A more recent decision from the British Columbia Court of Appeal takes pains to insist that federalism continues to limit the application of provincial enactments to “lands reserved for Indians”, even if this may not necessarily be the case for rights protected by section 35. In that case, McCaleb v Rose, the appellant argued that provincial enactments could no longer be excluded on the basis of federal jurisdiction over “lands reserved for Indians” following Tsilhqot’in.

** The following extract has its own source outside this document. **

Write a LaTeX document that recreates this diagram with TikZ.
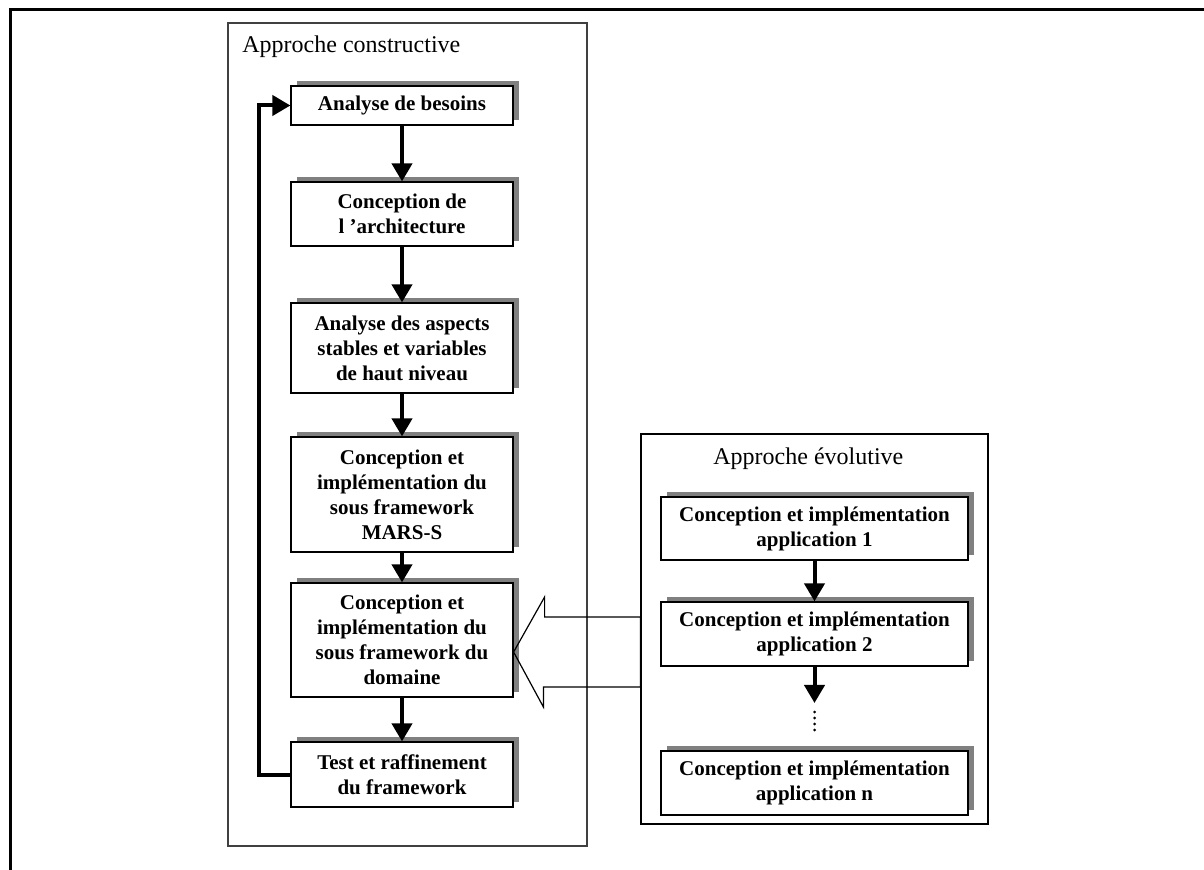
\documentclass[tikz,border=0pt]{standalone}
\usepackage{fontspec}
\setmainfont{Liberation Serif}
\usepackage{tikz}
\usetikzlibrary{arrows.meta, positioning, shadows, calc}

\begin{document}
\begin{tikzpicture}[
  x=0.5pt, y=-0.5pt,
  etape/.style={draw, line width=0.6pt, fill=white, align=center,
    font=\bfseries\fontsize{10.5}{12.5}\selectfont, inner sep=1pt,
    drop shadow={shadow xshift=3pt, shadow yshift=2.5pt, fill=black!50, opacity=1}},
  cadre/.style={draw, line width=0.6pt, inner sep=0pt},
  titre/.style={anchor=base west, inner sep=0pt, font=\fontsize{12}{14}\selectfont},
  arrow/.style={line width=2pt, -{Triangle[width=10pt, length=9pt]}}
]
\useasboundingbox (0,0) rectangle (1204,870);

% Frame
\draw[line width=1.5pt] (1204,10) -- (10,10) -- (10,870);

% Containers
\node[cadre, draw=black!75, minimum width=179.5pt, minimum height=411.5pt] (constr) at (407.5,434.5) {};
\node[cadre, minimum width=173.5pt, minimum height=195pt] (evol) at (814.5,629) {};
\node[titre] (tconstr) at (242,53) {Approche constructive};
\node[titre] (tevol) at (713,465) {Approche évolutive};

% Nodes
\node[etape, minimum width=111pt, minimum height=19.5pt] (besoins) at (402,105.5) {Analyse de besoins};
\node[etape, minimum width=111pt, minimum height=32pt] (archi) at (402,214) {Conception de\\l ’architecture};
\node[etape, minimum width=111pt, minimum height=45pt] (aspects) at (402,348) {Analyse des aspects\\stables et variables\\de haut niveau};
\node[etape, minimum width=111pt, minimum height=57.5pt] (marss) at (402,494.5) {Conception et\\implémentation du\\sous framework\\MARS-S};
\node[etape, minimum width=111pt, minimum height=57pt] (domaine) at (402,640) {Conception et\\implémentation du\\sous framework du\\domaine};
\node[etape, minimum width=111pt, minimum height=32.5pt] (test) at (402,774.5) {Test et raffinement\\du framework};

\node[etape, minimum width=153.5pt, minimum height=31.5pt] (app1) at (814.5,528.5) {Conception et implémentation\\application 1};
\node[etape, minimum width=153.5pt, minimum height=32pt] (app2) at (814.5,634) {Conception et implémentation\\application 2};
\node[etape, minimum width=153.5pt, minimum height=32pt] (appn) at (814.5,783) {Conception et implémentation\\application n};
\coordinate (suite) at (814.5,703);

% Pointers
\draw[arrow] (besoins) -- (archi);
\draw[arrow] (archi) -- (aspects);
\draw[arrow] (aspects) -- (marss);
\draw[arrow] (marss) -- (domaine);
\draw[arrow] (domaine) -- (test);
\draw[arrow] (test.west) -- ++(-31,0) |- (besoins.west);
\draw[arrow] (app1) -- (app2);
\draw[arrow] (app2) -- (suite);
\draw[line width=1.5pt, line cap=round, dash pattern=on 0pt off 3pt] ($(suite)+(0,9)$) -- ($(suite)+(0,28)$);

% Hollow arrow
\draw[line width=0.6pt] ($(domaine.east)+(0,12)$) -- ++(31,-55) -- ++(0,20)
  -- ($(evol.west)+(0,-12)$) -- ($(evol.west)+(0,58)$) -- ++(-97,0) -- ++(0,20) -- cycle;
\end{tikzpicture}
\end{document}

The British Columbia Court of Appeal ultimately rejected the appellant’s argument, concluding that the principles applicable to “lands reserved for Indians” and section 35 rights are not the same. The Court also indicated that the Supreme Court of Canada decision in Tsilhqot’in had not intended to do away with the protection against provincial laws of general application that had typically been attached to subsection 91(24) of the Constitution Act, 1867. In its view, that decision instead consecrated two distinct ways in which provincial laws of general application are to be assessed, depending on whether the right being claimed properly belongs to the federal parliament or to an Indigenous group.
It is likely that the British Columbia Court of Appeal has not provided the last word on this tricky issue. Nonetheless, the conclusion it has presented, and the interpretation it provides on Tsilhqot’in in particular, point to two distinct paths forward for Federalism and Aboriginal and Treaty Rights jurisprudence. In many ways, it also appears to consecrate the latter set of rights as a basis for something like a third level of government, with its own distinct relationship with both federal enactments and provincial laws of general application.